Writer: Darin JohnsonDarin Johnson

Updated: Apr 21, 2022

Women’s History Month is a time to remember the accomplishments and voices that have been ignored and silenced through history in exchange for male-centric narratives. This year it begins at the same time as Lent–the liturgical season of Forty days (+Sundays) leading up to Easter. As in other disciplines, women have been left out in the history of Christianity, and in a tradition dominated by male images for God, the Divine Feminine has been essentially erased from our consciousness. Relegated to the shadows along with our fears, the Divine Feminine represents that which we choose to hide–darkness and death– both necessary and powerful aspects of light and life.

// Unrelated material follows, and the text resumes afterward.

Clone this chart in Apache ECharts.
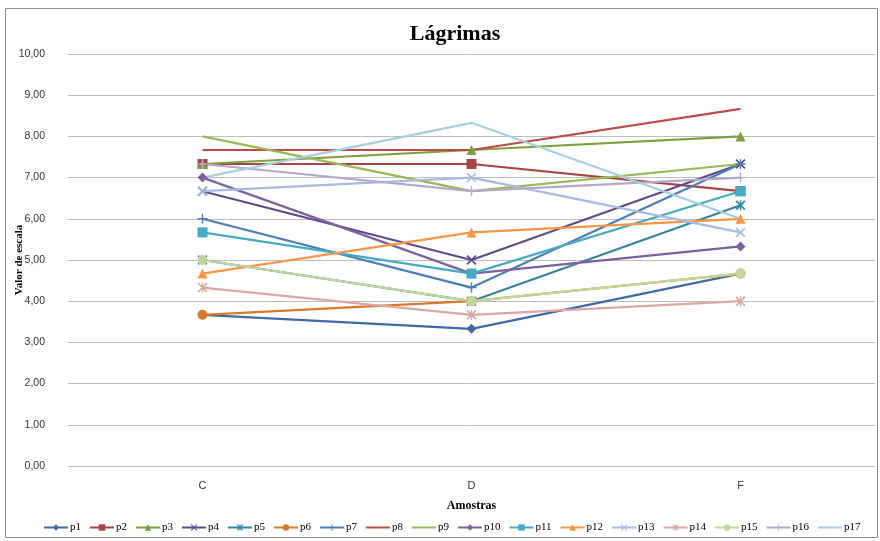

Lent is like entering into the darkness of a womb–it isn’t permanent, but it is necessary for new life to be born. It’s a season about examining our hidden selves with the lens of our own mortality. We remember that we are finite, that we are broken, that we are usually very afraid of acknowledging the ways in which we’re broken, and that all of this is okay. We don’t have to fear when we enter our own darkness because at the end of Lent we celebrate the resurrection! We celebrate that every death brings forth new life, and every new life demands death. We celebrate that death and life are dance partners and the human experience demands our attention to both. This Lent, and this Women’s Her-story Month, may you find courage in the nurturing arms of our Mother in heaven, who waits for us in the untold stories of the dark to breathe into us new, resurrection life.